(REQUIRED WORK) Using the records provided below, locate and copy each line that contains the word "this".
----------
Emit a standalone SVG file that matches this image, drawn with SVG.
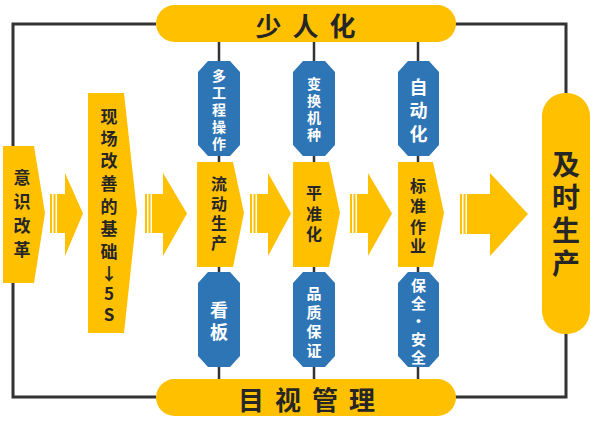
<svg xmlns="http://www.w3.org/2000/svg" width="593" height="422" viewBox="0 0 593 422">
<style>
.y{fill:#FFC000}
.b{fill:#2E75B6}
.ln{fill:none;stroke:#333;stroke-width:3}
.cn{fill:none;stroke:#333;stroke-width:2.5}
text{font-family:"Noto Sans CJK SC","Noto Sans",sans-serif;font-weight:bold;text-anchor:middle;dominant-baseline:central}
.dk{fill:#262626}
.wt{fill:#fff}
.bar{font-size:26px;letter-spacing:11px}
</style>
<rect width="593" height="422" fill="#fff"/>
<g id="connectors">
<path class="ln" d="M156 24H13V397H156"/>
<path class="ln" d="M455 24H566V397H455"/>
<path class="cn" d="M219 42V379M314 42V379M418 42V379"/>
</g>
<g id="arrows" class="y">
<path d="M50 194h2v39h-2zM53.5 194h2v39h-2zM57 194H65V173L83 213.5L65 256V233H57z"/>
<path d="M145 194h2v39h-2zM148.5 194h2v39h-2zM152 194H163V173L187 213.5L163 256V233H152z"/>
<path d="M250 194h2v39h-2zM253.5 194h2v39h-2zM257 194H268V173L291 213.5L268 256V233H257z"/>
<path d="M350 194h2v39h-2zM353.5 194h2v39h-2zM357 194H368V173L392 213.5L368 256V233H357z"/>
<path d="M460 194h2v40h-2zM463.5 194h2v40h-2zM467 194H490V173L528 214L490 256V234H467z"/>
</g>
<g id="top-bar">
<rect class="y" x="156" y="5" width="300" height="37" rx="18.5"/>
<text class="dk bar" x="311" y="24">少人化</text>
</g>
<g id="bottom-bar">
<rect class="y" x="156" y="379" width="300" height="37" rx="18.5"/>
<text class="dk bar" x="312" y="398">目视管理</text>
</g>
<g id="n-yishi">
<path class="y" d="M3 146H34L45 213L34 283H3z"/>
<text class="dk" font-size="17"><tspan x="22" y="176">意</tspan><tspan x="22" y="200">识</tspan><tspan x="22" y="224">改</tspan><tspan x="22" y="248">革</tspan></text>
</g>
<g id="n-xianchang">
<path class="y" d="M88 93H124L137 212L124 333H88z"/>
<text class="dk" font-size="17"><tspan x="109" y="115">现</tspan><tspan x="109" y="137">场</tspan><tspan x="109" y="159">改</tspan><tspan x="109" y="182">善</tspan><tspan x="109" y="205">的</tspan><tspan x="109" y="227">基</tspan><tspan x="109" y="250">础</tspan><tspan x="109" y="272">↓</tspan><tspan x="109" y="292">5</tspan><tspan x="109" y="313">S</tspan></text>
</g>
<g id="n-liudong">
<path class="y" d="M197 162H233L244 213L233 267H197z"/>
<text class="dk" font-size="16"><tspan x="219" y="183">流</tspan><tspan x="219" y="203">动</tspan><tspan x="219" y="222">生</tspan><tspan x="219" y="242">产</tspan></text>
</g>
<g id="n-pingzhun">
<path class="y" d="M293 162H329L340 213L329 267H293z"/>
<text class="dk" font-size="16"><tspan x="314" y="192">平</tspan><tspan x="314" y="213">准</tspan><tspan x="314" y="233">化</tspan></text>
</g>
<g id="n-biaozhun">
<path class="y" d="M398 162H433L444 213L433 267H398z"/>
<text class="dk" font-size="16"><tspan x="418" y="185">标</tspan><tspan x="418" y="205">准</tspan><tspan x="418" y="226">作</tspan><tspan x="418" y="245">业</tspan></text>
</g>
<g id="n-jishi">
<rect class="y" x="542" y="93" width="48" height="241" rx="23"/>
<text class="dk" font-size="28"><tspan x="566" y="163">及</tspan><tspan x="566" y="196">时</tspan><tspan x="566" y="229">生</tspan><tspan x="566" y="262">产</tspan></text>
</g>
<g id="n-duogongcheng">
<path class="b" d="M208 61H230L240 72V145L230 156H208L198 145V72z"/>
<text class="wt" font-size="14"><tspan x="219" y="75">多</tspan><tspan x="219" y="92">工</tspan><tspan x="219" y="109">程</tspan><tspan x="219" y="126">操</tspan><tspan x="219" y="143">作</tspan></text>
</g>
<g id="n-bianhuan">
<path class="b" d="M303 61H325L335 72V145L325 156H303L293 145V72z"/>
<text class="wt" font-size="14"><tspan x="314" y="83">变</tspan><tspan x="314" y="100">换</tspan><tspan x="314" y="117">机</tspan><tspan x="314" y="134">种</tspan></text>
</g>
<g id="n-zidong">
<path class="b" d="M408 61H429L439 72V145L429 156H408L398 145V72z"/>
<text class="wt" font-size="18"><tspan x="418.5" y="86">自</tspan><tspan x="418.5" y="109">动</tspan><tspan x="418.5" y="133">化</tspan></text>
</g>
<g id="n-kanban">
<path class="b" d="M208 272H230L240 283V356L230 367H208L198 356V283z"/>
<text class="wt" font-size="18"><tspan x="219" y="309">看</tspan><tspan x="219" y="331">板</tspan></text>
</g>
<g id="n-pinzhi">
<path class="b" d="M303 272H325L335 283V356L325 367H303L293 356V283z"/>
<text class="wt" font-size="15"><tspan x="314" y="292">品</tspan><tspan x="314" y="311">质</tspan><tspan x="314" y="330">保</tspan><tspan x="314" y="349">证</tspan></text>
</g>
<g id="n-baoquan">
<path class="b" d="M408 272H429L439 283V356L429 367H408L398 356V283z"/>
<text class="wt" font-size="15"><tspan x="418.5" y="284">保</tspan><tspan x="418.5" y="302">全</tspan><tspan x="418.5" y="320">·</tspan><tspan x="418.5" y="338">安</tspan><tspan x="418.5" y="356">全</tspan></text>
</g>
</svg>
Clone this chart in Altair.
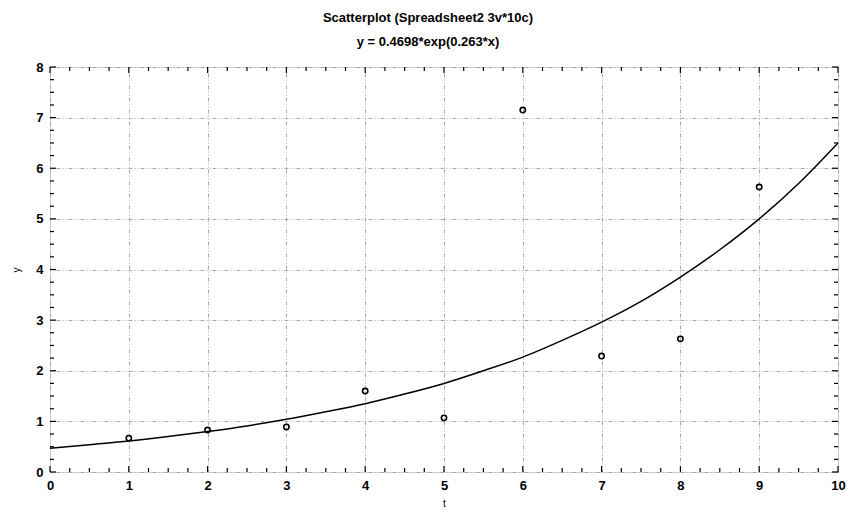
----------
(PROBLEM SOLUTION)
Emit a standalone SVG file that matches this image, drawn with SVG.
Clone this chart in Altair.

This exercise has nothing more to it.